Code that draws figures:

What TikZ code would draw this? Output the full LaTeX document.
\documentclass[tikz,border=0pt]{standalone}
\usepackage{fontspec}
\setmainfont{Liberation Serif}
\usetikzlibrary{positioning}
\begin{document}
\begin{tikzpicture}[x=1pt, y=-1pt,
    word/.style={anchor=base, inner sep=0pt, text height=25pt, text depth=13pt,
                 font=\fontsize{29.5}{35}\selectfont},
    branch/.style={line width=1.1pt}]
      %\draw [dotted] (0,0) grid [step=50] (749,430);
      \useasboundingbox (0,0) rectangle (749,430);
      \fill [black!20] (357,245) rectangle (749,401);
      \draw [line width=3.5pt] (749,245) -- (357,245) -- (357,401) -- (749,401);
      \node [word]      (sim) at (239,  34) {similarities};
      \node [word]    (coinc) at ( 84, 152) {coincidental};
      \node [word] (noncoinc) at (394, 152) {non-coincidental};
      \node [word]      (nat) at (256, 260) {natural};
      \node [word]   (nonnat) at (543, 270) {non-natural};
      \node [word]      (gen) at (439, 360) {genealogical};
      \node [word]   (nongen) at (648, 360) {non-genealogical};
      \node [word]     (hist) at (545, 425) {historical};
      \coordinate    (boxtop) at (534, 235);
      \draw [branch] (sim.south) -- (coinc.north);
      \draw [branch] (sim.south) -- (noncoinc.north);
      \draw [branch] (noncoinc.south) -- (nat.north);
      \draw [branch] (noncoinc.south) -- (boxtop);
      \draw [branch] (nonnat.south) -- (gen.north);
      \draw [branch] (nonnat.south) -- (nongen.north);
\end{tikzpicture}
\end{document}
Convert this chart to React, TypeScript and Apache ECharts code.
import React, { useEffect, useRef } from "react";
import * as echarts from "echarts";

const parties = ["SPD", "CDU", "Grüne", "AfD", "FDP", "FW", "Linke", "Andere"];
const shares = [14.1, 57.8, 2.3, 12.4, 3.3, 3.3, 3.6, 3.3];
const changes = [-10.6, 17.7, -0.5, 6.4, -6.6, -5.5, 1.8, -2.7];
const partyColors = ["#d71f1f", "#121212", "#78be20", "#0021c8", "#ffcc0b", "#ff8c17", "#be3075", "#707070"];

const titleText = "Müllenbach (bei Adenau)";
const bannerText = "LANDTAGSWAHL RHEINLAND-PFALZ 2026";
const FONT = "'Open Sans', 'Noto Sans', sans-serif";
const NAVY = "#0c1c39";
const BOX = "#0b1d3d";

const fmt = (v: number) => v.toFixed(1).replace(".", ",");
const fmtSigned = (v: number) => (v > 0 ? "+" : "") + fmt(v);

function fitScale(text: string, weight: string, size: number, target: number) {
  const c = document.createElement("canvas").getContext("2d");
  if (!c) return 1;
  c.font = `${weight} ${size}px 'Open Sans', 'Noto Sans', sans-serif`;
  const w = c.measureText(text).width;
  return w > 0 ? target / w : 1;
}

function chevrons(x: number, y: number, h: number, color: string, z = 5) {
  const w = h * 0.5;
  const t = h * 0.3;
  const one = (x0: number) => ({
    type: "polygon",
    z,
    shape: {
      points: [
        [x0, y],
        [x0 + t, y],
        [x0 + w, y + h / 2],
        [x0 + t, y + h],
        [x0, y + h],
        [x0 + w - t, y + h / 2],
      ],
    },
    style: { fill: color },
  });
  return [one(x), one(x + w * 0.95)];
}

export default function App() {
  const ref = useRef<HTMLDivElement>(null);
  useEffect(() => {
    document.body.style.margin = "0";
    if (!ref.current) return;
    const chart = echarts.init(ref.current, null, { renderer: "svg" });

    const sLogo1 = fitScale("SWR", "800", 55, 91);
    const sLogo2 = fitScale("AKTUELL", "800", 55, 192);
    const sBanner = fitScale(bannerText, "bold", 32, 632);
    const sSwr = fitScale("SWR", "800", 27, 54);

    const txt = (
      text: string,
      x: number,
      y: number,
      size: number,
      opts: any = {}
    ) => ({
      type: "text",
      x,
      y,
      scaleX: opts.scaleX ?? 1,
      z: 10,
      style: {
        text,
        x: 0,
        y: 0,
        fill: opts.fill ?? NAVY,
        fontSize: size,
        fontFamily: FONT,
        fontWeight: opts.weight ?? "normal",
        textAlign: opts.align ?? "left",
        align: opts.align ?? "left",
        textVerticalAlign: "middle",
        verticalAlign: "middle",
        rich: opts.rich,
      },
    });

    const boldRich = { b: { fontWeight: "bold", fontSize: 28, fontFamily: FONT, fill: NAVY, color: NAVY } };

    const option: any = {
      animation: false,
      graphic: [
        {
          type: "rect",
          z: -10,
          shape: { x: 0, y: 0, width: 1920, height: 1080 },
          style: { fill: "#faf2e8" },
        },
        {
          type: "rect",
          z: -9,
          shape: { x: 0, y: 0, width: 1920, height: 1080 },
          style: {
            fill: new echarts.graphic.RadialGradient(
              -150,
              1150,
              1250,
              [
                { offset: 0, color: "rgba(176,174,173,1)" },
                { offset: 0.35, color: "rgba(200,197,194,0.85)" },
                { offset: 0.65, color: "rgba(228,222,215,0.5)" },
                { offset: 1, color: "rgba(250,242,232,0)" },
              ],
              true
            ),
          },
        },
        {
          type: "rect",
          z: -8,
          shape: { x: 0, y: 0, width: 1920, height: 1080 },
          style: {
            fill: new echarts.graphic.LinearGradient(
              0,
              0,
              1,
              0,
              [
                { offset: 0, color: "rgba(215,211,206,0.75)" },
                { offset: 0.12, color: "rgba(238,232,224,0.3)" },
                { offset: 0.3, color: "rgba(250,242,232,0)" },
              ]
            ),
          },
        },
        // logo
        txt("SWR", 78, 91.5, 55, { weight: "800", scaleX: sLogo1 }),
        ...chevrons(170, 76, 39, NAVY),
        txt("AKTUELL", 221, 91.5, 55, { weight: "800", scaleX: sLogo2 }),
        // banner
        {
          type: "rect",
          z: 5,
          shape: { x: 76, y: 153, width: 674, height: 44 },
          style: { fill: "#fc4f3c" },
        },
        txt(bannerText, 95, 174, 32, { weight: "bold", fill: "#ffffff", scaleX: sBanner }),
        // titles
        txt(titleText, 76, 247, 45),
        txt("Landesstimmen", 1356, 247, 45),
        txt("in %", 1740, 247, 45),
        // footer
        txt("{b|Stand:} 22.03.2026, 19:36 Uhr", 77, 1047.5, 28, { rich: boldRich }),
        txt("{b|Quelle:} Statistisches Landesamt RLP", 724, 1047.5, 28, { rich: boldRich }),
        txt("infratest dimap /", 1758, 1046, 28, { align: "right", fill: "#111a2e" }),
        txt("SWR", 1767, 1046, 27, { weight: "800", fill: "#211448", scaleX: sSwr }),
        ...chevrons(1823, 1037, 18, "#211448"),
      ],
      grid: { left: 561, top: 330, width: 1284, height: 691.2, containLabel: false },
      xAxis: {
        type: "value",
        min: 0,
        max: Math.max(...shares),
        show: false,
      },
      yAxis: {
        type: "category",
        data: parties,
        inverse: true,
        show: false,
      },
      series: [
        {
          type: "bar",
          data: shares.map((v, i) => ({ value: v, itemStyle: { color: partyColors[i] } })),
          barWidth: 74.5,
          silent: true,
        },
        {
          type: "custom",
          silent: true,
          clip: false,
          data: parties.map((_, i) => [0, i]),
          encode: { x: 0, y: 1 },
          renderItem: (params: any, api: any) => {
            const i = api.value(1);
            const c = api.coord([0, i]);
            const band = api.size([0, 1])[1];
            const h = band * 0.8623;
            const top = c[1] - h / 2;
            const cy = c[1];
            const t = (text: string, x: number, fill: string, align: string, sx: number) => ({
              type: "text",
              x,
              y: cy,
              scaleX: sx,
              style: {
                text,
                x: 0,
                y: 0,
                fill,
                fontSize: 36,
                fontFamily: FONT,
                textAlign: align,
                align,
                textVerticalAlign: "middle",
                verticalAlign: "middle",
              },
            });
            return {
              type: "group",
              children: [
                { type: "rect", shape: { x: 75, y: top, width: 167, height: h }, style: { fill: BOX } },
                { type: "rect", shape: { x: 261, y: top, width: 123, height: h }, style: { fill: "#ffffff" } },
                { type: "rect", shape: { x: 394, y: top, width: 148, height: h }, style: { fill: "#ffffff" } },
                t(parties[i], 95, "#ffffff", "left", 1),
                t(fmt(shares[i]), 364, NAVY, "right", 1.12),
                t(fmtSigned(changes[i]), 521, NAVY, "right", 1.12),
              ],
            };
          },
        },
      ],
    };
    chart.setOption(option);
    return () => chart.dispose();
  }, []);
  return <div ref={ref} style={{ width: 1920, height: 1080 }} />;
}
--
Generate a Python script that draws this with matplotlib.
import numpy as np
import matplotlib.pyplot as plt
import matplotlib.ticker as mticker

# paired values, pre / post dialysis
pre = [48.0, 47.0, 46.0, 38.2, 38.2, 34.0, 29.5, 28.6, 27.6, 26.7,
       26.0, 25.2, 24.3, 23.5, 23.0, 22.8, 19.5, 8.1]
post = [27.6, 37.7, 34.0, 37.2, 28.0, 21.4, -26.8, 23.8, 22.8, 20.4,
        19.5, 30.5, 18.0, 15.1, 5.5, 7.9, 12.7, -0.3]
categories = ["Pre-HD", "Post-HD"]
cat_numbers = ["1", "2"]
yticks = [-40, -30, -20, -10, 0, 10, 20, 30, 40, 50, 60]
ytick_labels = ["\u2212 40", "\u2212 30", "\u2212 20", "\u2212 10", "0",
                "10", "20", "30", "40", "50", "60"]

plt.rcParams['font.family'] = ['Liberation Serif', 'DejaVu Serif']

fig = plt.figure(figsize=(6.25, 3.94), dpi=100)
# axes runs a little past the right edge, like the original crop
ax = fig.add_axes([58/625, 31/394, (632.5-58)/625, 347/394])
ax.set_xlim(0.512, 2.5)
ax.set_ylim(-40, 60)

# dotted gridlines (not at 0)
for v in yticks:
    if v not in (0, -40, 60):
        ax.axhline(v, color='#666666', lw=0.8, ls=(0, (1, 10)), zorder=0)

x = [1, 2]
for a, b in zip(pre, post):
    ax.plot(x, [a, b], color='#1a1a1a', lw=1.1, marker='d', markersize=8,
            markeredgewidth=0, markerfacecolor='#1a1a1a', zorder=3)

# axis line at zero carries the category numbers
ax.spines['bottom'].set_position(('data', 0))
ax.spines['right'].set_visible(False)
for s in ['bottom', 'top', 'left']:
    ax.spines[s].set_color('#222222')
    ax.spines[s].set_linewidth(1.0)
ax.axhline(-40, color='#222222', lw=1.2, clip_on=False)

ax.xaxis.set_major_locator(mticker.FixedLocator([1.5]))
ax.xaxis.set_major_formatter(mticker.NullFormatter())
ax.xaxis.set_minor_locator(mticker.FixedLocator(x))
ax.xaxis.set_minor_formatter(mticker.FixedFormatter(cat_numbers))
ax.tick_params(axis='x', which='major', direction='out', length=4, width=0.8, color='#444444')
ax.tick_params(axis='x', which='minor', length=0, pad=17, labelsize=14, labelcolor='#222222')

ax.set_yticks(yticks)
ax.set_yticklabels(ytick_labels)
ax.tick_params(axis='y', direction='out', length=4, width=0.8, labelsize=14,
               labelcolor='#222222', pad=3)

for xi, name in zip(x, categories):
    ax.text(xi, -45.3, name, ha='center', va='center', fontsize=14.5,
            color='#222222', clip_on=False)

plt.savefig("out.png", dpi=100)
* * *
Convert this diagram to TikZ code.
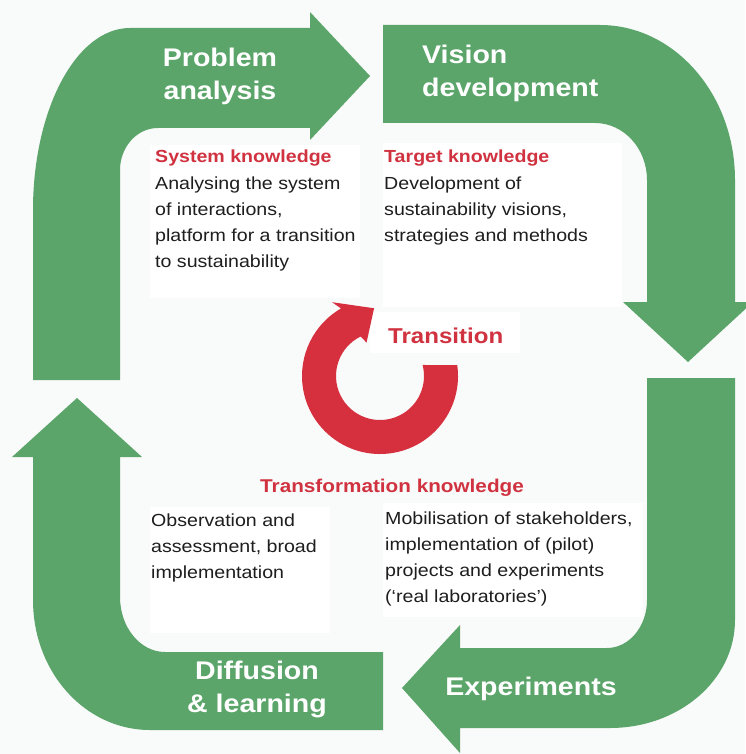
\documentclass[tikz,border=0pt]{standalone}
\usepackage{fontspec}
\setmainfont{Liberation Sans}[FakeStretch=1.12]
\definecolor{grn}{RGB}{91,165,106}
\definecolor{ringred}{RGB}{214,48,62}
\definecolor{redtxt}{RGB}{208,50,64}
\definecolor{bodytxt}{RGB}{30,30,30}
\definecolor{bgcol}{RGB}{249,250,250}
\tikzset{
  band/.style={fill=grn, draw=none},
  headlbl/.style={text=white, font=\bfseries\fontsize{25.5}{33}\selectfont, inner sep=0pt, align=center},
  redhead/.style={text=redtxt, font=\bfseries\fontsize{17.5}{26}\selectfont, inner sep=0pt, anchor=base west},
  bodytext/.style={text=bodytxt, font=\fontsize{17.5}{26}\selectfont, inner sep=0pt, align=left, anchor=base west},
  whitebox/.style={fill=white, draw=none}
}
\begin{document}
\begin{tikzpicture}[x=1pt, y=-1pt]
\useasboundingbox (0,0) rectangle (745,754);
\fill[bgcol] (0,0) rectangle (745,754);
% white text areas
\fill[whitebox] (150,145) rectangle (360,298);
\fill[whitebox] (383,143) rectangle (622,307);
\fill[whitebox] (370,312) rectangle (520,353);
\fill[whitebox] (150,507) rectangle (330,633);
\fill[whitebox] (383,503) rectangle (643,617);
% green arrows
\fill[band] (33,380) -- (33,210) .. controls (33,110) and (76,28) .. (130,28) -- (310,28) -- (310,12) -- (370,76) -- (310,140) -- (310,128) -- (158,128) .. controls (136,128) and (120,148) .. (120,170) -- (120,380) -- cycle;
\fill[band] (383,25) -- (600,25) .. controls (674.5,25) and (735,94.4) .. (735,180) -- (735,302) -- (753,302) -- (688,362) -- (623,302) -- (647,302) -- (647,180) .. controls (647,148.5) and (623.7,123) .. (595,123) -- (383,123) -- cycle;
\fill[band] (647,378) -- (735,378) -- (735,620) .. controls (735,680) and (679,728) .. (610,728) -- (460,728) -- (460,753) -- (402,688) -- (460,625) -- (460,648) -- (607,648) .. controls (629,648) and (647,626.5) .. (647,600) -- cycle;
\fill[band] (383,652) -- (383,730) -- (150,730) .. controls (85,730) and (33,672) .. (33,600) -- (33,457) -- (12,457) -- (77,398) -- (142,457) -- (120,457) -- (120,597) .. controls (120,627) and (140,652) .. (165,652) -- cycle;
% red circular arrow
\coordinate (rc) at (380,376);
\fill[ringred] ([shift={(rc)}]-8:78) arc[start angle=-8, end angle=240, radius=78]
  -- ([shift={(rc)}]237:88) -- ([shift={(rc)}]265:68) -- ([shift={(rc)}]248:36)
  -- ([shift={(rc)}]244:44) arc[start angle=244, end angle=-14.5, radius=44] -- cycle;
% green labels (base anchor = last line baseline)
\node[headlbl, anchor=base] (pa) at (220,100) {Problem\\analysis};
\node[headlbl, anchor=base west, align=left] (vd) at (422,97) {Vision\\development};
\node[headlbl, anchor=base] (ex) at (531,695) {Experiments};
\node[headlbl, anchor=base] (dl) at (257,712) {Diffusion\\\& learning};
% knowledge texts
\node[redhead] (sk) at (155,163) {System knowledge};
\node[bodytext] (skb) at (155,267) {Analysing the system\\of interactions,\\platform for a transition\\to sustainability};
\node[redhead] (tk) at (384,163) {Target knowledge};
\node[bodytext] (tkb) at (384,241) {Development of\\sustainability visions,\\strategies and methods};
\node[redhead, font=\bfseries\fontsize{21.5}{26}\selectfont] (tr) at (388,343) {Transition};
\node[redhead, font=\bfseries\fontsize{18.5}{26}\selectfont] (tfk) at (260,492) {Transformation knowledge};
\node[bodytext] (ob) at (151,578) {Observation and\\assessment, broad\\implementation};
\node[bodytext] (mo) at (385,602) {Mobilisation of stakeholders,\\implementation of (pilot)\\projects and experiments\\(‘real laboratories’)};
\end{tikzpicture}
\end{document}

▶ PROBLEM DESCRIPTION:
Repeat, exactly as they stand above, the lines from the line with "Generate a Python" to the line with "ax.axhline(-40, color='#222222', lw=1.2, clip_on=False)", both lines included.

▶ RESPONSE:
Generate a Python script that draws this with matplotlib.
import numpy as np
import matplotlib.pyplot as plt
import matplotlib.ticker as mticker

# paired values, pre / post dialysis
pre = [48.0, 47.0, 46.0, 38.2, 38.2, 34.0, 29.5, 28.6, 27.6, 26.7,
       26.0, 25.2, 24.3, 23.5, 23.0, 22.8, 19.5, 8.1]
post = [27.6, 37.7, 34.0, 37.2, 28.0, 21.4, -26.8, 23.8, 22.8, 20.4,
        19.5, 30.5, 18.0, 15.1, 5.5, 7.9, 12.7, -0.3]
categories = ["Pre-HD", "Post-HD"]
cat_numbers = ["1", "2"]
yticks = [-40, -30, -20, -10, 0, 10, 20, 30, 40, 50, 60]
ytick_labels = ["\u2212 40", "\u2212 30", "\u2212 20", "\u2212 10", "0",
                "10", "20", "30", "40", "50", "60"]

plt.rcParams['font.family'] = ['Liberation Serif', 'DejaVu Serif']

fig = plt.figure(figsize=(6.25, 3.94), dpi=100)
# axes runs a little past the right edge, like the original crop
ax = fig.add_axes([58/625, 31/394, (632.5-58)/625, 347/394])
ax.set_xlim(0.512, 2.5)
ax.set_ylim(-40, 60)

# dotted gridlines (not at 0)
for v in yticks:
    if v not in (0, -40, 60):
        ax.axhline(v, color='#666666', lw=0.8, ls=(0, (1, 10)), zorder=0)

x = [1, 2]
for a, b in zip(pre, post):
    ax.plot(x, [a, b], color='#1a1a1a', lw=1.1, marker='d', markersize=8,
            markeredgewidth=0, markerfacecolor='#1a1a1a', zorder=3)

# axis line at zero carries the category numbers
ax.spines['bottom'].set_position(('data', 0))
ax.spines['right'].set_visible(False)
for s in ['bottom', 'top', 'left']:
    ax.spines[s].set_color('#222222')
    ax.spines[s].set_linewidth(1.0)
ax.axhline(-40, color='#222222', lw=1.2, clip_on=False)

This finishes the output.